The force of David, however, was too great for Gros; at fifty years of age we find him demanding counsel of the master, who sternly bids him leave his "futile subjects," and devote his time to great historical epochs of the past. When David was sent into exile in 1816, it was to Gros that he confided the direction of his school; and this task, and the production of immense canvases like the Battle of the Pyramids, filled his life. The picture here reproduced, the Visit of Charles the Fifth and Francis the First to the Tombs of the Kings in the Cathedral of St. Denis, was painted in 1812.
FRANCIS I., KING OF FRANCE, AND CHARLES V., EMPEROR OF THE HOLY ROMAN EMPIRE, VISITING THE TOMBS OF THE FRENCH KINGS AT ST. DENIS. FROM A PAINTING BY BARON GROS, IN THE LOUVRE.
Between 1520 and 1545 all Europe was kept in distress and turmoil by a quarrel between Francis I. and Charles V., the chief subject of contention being the duchy of Milan, which Charles held and Francis claimed. Four separate wars were waged by Francis against Charles, all of them unsuccessful.

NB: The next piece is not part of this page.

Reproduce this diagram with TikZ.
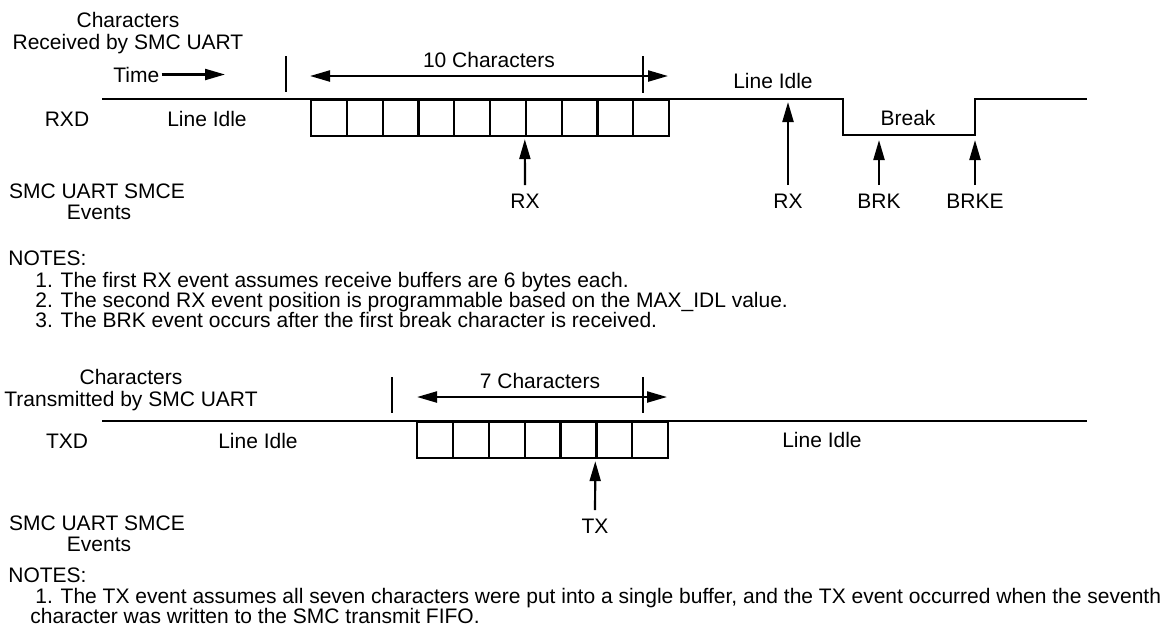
\documentclass[tikz,border=0pt]{standalone}
\usepackage{fontspec}
\setmainfont{Liberation Sans}
\usetikzlibrary{arrows.meta}
\begin{document}
\begin{tikzpicture}[x=0.5pt,y=-0.5pt,
  wire/.style={line width=1.1pt, line join=miter},
  arr/.style={wire,-{Triangle[length=10pt,width=5.5pt]}},
  darr/.style={wire,{Triangle[length=10pt,width=5.5pt]}-{Triangle[length=10pt,width=5.5pt]}},
  lbl/.style={font=\fontsize{10.5pt}{12pt}\selectfont, inner sep=0pt, anchor=base},
  note/.style={lbl, anchor=base west},
  cell/.style={draw, line width=1.1pt, minimum width=17.9pt, minimum height=18pt, inner sep=0pt, anchor=north west}]
\useasboundingbox (0,0) rectangle (1171,628);

% ---------------- Receive diagram ----------------
\node[lbl] (rcvA) at (128,27) {Characters};
\node[lbl] (rcvB) at (128,49) {Received by SMC UART};
\node[note] (time) at (113,82) {Time};
\coordinate (timeend) at (225,76);
\draw[arr] ([xshift=1pt]time.east) -- (timeend |- time.east);

\coordinate (tk1a) at (286,56); \coordinate (tk1b) at (286,92);
\coordinate (tk2a) at (643,56); \coordinate (tk2b) at (643,93);
\draw[wire] (tk1a) -- (tk1b);
\draw[wire] (tk2a) -- (tk2b);
\coordinate (d1) at (310,76); \coordinate (d2) at (668,76);
\draw[darr] (d1) -- (d2);
\node[lbl] (tenc) at (489,67) {10 Characters};

\node[lbl] (rxd) at (67,126) {RXD};
\node[lbl] (idle1) at (207,126) {Line Idle};
\node[lbl] (idle2) at (773,88) {Line Idle};
\node[lbl] (brk) at (908,125) {Break};

\foreach \i in {0,...,9}
  \node[cell] (r\i) at ({310+35.8*\i},99) {};

\coordinate (rxs) at (102,99);
\coordinate (b1) at (843,99);
\coordinate (b2) at (843,135);
\coordinate (b3) at (975,135);
\coordinate (b4) at (975,99);
\coordinate (rxe) at (1087,99);
\draw[wire] (rxs) -- (b1) -- (b2) -- (b3) -- (b4) -- (rxe);

\node[lbl] (evA) at (97,198) {SMC UART SMCE};
\node[lbl] (evB) at (99,219) {Events};

\node[lbl] (rx1) at (525,208) {RX};
\node[lbl] (rx2) at (788,208) {RX};
\node[lbl] (brkl) at (879,208) {BRK};
\node[lbl] (brke) at (975,208) {BRKE};
\draw[arr, shorten <=4pt, shorten >=1pt] (rx1.north) -- (r6.south west);
\draw[arr, shorten <=4pt, shorten >=1.5pt] (rx2.north) -- (rx2.north |- rxe);
\draw[arr, shorten <=4pt, shorten >=2.5pt] (brkl.north) -- (brkl.north |- b2);
\draw[arr, shorten <=4pt, shorten >=2.5pt] (brke.north) -- (b3);

\node[note] (n0) at (8,265) {NOTES:};
\node[note] (n1) at (35,287) {1. The first RX event assumes receive buffers are 6 bytes each.};
\node[note] (n2) at (35,307) {2. The second RX event position is programmable based on the MAX\_IDL value.};
\node[note] (n3) at (35,327) {3. The BRK event occurs after the first break character is received.};

% ---------------- Transmit diagram ----------------
\node[lbl] (trA) at (131,384) {Characters};
\node[lbl] (trB) at (131,406) {Transmitted by SMC UART};

\coordinate (tk3a) at (392,377); \coordinate (tk3b) at (392,413);
\coordinate (tk4a) at (643,377); \coordinate (tk4b) at (643,413);
\draw[wire] (tk3a) -- (tk3b);
\draw[wire] (tk4a) -- (tk4b);
\coordinate (d3) at (417,397); \coordinate (d4) at (667,397);
\draw[darr] (d3) -- (d4);
\node[lbl] (sevc) at (540,388) {7 Characters};

\node[lbl] (txd) at (67,448) {TXD};
\node[lbl] (idle3) at (258,448) {Line Idle};
\node[lbl] (idle4) at (822,447) {Line Idle};

\coordinate (txs) at (102,421);
\coordinate (txe) at (1087,421);
\draw[wire] (txs) -- (txe);
\foreach \i in {0,...,6}
  \node[cell] (t\i) at ({416+35.86*\i},421) {};

\node[lbl] (evC) at (97,530) {SMC UART SMCE};
\node[lbl] (evD) at (99,551) {Events};
\node[lbl] (tx) at (595,533) {TX};
\draw[arr, shorten <=4pt, shorten >=1pt] (tx.north) -- (t5.south west);

\node[note] (m0) at (8,582) {NOTES:};
\node[note] (m1) at (35,603) {1. The TX event assumes all seven characters were put into a single buffer, and the TX event occurred when the seventh};
\node[note] (m2) at (30,623) {character was written to the SMC transmit FIFO.};
\end{tikzpicture}
\end{document}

But their majesties had intervals of outward friendship, and in one of these Francis invited Charles, then setting out from Spain for the Low Countries, to pass through France and visit him. The visit was duly paid, was one of great state and ceremony, and from it is derived the incident portrayed in the above picture. Francis is the figure in the centre; Charles, suited in black, standing at his right.

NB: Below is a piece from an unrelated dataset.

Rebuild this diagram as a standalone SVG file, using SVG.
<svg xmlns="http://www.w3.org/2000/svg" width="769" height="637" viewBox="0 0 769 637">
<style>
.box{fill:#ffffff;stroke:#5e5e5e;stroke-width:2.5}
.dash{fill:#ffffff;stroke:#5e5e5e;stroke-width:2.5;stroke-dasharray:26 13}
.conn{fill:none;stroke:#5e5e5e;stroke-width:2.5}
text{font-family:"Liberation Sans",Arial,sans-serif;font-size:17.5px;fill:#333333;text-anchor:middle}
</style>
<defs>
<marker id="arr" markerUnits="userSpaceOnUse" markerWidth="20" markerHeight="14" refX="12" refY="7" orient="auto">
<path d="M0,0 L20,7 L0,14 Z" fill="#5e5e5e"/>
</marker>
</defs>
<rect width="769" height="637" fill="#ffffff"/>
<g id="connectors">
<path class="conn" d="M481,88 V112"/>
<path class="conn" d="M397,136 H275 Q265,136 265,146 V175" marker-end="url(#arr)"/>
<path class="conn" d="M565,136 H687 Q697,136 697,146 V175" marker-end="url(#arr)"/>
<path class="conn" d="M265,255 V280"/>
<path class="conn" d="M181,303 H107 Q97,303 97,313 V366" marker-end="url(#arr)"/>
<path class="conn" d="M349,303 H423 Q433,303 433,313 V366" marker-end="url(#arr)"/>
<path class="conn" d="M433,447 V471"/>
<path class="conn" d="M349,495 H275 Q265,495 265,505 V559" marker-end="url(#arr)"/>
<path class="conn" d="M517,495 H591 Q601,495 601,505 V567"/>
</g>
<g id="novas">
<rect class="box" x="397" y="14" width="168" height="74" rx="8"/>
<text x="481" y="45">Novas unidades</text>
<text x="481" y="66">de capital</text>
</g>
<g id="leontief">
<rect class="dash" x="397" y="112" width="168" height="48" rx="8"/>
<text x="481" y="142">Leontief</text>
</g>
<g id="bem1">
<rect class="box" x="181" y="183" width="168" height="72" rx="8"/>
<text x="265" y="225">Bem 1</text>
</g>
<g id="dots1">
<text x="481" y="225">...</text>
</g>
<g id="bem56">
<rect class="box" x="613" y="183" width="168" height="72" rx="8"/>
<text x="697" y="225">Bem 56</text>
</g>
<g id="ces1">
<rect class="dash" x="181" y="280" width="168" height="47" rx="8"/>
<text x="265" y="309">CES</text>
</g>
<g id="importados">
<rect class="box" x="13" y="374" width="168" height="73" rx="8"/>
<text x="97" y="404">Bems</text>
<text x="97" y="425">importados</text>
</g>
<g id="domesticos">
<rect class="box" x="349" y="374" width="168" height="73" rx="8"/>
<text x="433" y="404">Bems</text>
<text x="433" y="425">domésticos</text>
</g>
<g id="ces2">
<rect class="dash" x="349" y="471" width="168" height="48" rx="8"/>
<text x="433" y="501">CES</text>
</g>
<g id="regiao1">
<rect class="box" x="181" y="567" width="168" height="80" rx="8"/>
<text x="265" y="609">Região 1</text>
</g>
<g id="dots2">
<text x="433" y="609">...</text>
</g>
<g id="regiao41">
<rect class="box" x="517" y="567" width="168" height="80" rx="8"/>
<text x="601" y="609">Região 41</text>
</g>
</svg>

The revolt which was already making itself felt in French art was a thorn in the flesh of the sensitive Gros. In vain were all the artistic honors showered upon him. In 1824 he was made a baron; since 1816 he had been a member of the Institute; and the crosses of most of the orders of Europe, and the medals of all the exhibitions were his. Nevertheless, about him younger painters revolted. In his secret soul, doubtless, he felt sympathy with their methods. But the commands of the terrible old exile of Brussels were still in his ears.

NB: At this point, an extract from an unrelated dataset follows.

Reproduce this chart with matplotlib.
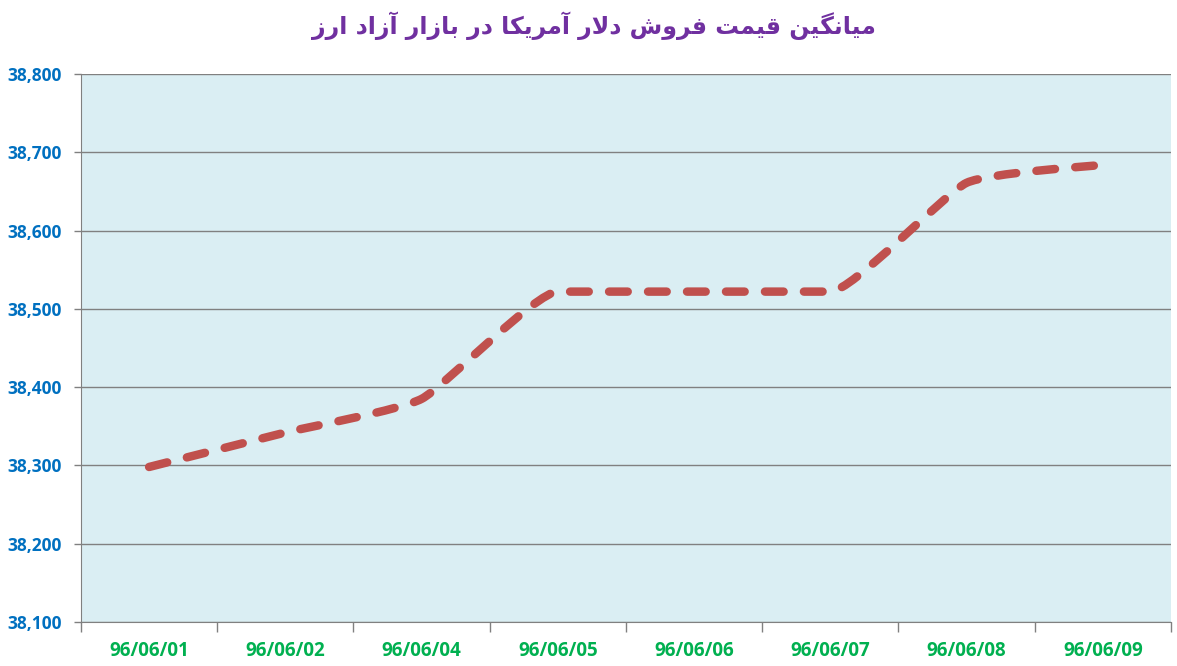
import matplotlib
matplotlib.use('Agg')
import matplotlib.pyplot as plt
from matplotlib.path import Path
from matplotlib.patches import PathPatch
from matplotlib.ticker import FuncFormatter

# Data
dates = ['96/06/01', '96/06/02', '96/06/04', '96/06/05',
         '96/06/06', '96/06/07', '96/06/08', '96/06/09']
prices = [38298, 38342, 38385, 38522, 38522, 38522, 38661, 38684]
title = 'میانگین قیمت فروش دلار آمریکا در بازار آزاد ارز'

# Simple Persian shaping (matplotlib has no complex text layout)
forms = {
    'م': 'ﻡﻢﻣﻤ', 'ی': 'ﯼﯽﯾﯿ', 'ن': 'ﻥﻦﻧﻨ', 'گ': 'ﮒﮓﮔﮕ',
    'ق': 'ﻕﻖﻗﻘ', 'ت': 'ﺕﺖﺗﺘ', 'ف': 'ﻑﻒﻓﻔ', 'ش': 'ﺵﺶﺷﺸ',
    'ل': 'ﻝﻞﻟﻠ', 'ب': 'ﺏﺐﺑﺒ', 'ک': 'ﮎﮏﮐﮑ',
    'ا': 'ﺍﺎ', 'آ': 'ﺁﺂ', 'ر': 'ﺭﺮ', 'و': 'ﻭﻮ', 'د': 'ﺩﺪ', 'ز': 'ﺯﺰ',
}


def dual(c):
    return c in forms and len(forms[c]) == 4


def shape(text):
    out = []
    i = 0
    n = len(text)
    while i < n:
        c = text[i]
        if c not in forms:
            out.append(c)
            i += 1
            continue
        prev_join = i > 0 and dual(text[i - 1])
        if c == 'ل' and i + 1 < n and text[i + 1] in 'اآ':
            lig = {'ا': ('ﻻ', 'ﻼ'), 'آ': ('ﻵ', 'ﻶ')}[text[i + 1]]
            out.append(lig[1] if prev_join else lig[0])
            i += 2
            continue
        next_join = dual(c) and i + 1 < n and text[i + 1] in forms
        f = forms[c]
        if prev_join and next_join:
            out.append(f[3])
        elif prev_join:
            out.append(f[1])
        elif next_join:
            out.append(f[2])
        else:
            out.append(f[0])
        i += 1
    return ''.join(out)[::-1]


fig = plt.figure(figsize=(11.77, 6.66), dpi=100)
ax = fig.add_axes([0.0688, 0.0661, 0.9261, 0.8228])
ax.set_facecolor('#DAEEF3')

# Lightly smoothed line: Bezier through the points, flat where a segment is flat
x = list(range(len(prices)))
pts = list(zip(x, prices))
k = 0.08
tangents = []
for i in range(len(pts)):
    a = pts[max(i - 1, 0)]
    b = pts[min(i + 1, len(pts) - 1)]
    dx = (b[0] - a[0]) * k
    dy = (b[1] - a[1]) * k
    if 0 < i < len(pts) - 1 and (pts[i][1] == a[1] or pts[i][1] == b[1]):
        dy = 0
    tangents.append((dx, dy))
verts = [pts[0]]
codes = [Path.MOVETO]
for i in range(len(pts) - 1):
    p1, p2 = pts[i], pts[i + 1]
    t1, t2 = tangents[i], tangents[i + 1]
    verts += [(p1[0] + t1[0], p1[1] + t1[1]), (p2[0] - t2[0], p2[1] - t2[1]), p2]
    codes += [Path.CURVE4] * 3
patch = PathPatch(Path(verts, codes), fill=False, edgecolor='#C0504D',
                  linewidth=6.1, linestyle=(0, (2.2, 2.4)),
                  capstyle='round', joinstyle='round', zorder=3)
ax.add_patch(patch)

ax.set_xlim(-0.5, len(dates) - 0.5)
ax.set_ylim(38100, 38800)
ax.set_yticks(range(38100, 38801, 100))
ax.yaxis.set_major_formatter(FuncFormatter(lambda v, p: f'{int(v):,}'))
ax.grid(axis='y', color='#808080', linewidth=1)
ax.set_axisbelow(True)

ax.set_xticks(x)
ax.set_xticklabels(dates)
ax.set_xticks([v - 0.5 for v in range(len(dates) + 1)], minor=True)
ax.tick_params(axis='x', which='major', length=0, pad=14)
ax.tick_params(axis='x', which='minor', length=7, color='#808080', width=1)
ax.tick_params(axis='y', length=5, color='#808080', width=1, pad=9)

for s in ['top', 'right']:
    ax.spines[s].set_visible(False)
for s in ['left', 'bottom']:
    ax.spines[s].set_color('#808080')

for lab in ax.get_yticklabels():
    lab.set_color('#0070C0')
    lab.set_fontweight('bold')
    lab.set_fontsize(12.5)
    lab.set_family('Open Sans')
for lab in ax.get_xticklabels():
    lab.set_color('#00B050')
    lab.set_fontweight('bold')
    lab.set_fontsize(13.5)
    lab.set_family('Open Sans')

fig.text(0.505, 0.961, shape(title), ha='center', va='center',
         fontsize=17, fontweight='bold', color='#7030A0',
         family=['DejaVu Sans'])

fig.savefig('out.png', dpi=100)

Finally a portrait of King Charles X., the decorations in the Museum of Sovereigns, and a picture exhibited in the Salon of 1835 were in turn harshly criticized by the press, which looked with favor on the younger men; and Gros, full of years, and of honors which had brought fortune in their train, was found drowned in a little arm of the Seine near Meudon, June 26, 1835. In despair he had taken his own life. With him died David's greatest pupil and a part of David's influence. But that portion of the teachings of the master most consonant with French character is not without effect to-day. Less strong than in the generation following David, absolutely extinct if we are to believe the extremists among the men of to-day, it yet remains a leaven to the fermenting mass of modern production. Perhaps its healthy influence is the best monument to the man who "restored to France the purity of antique taste."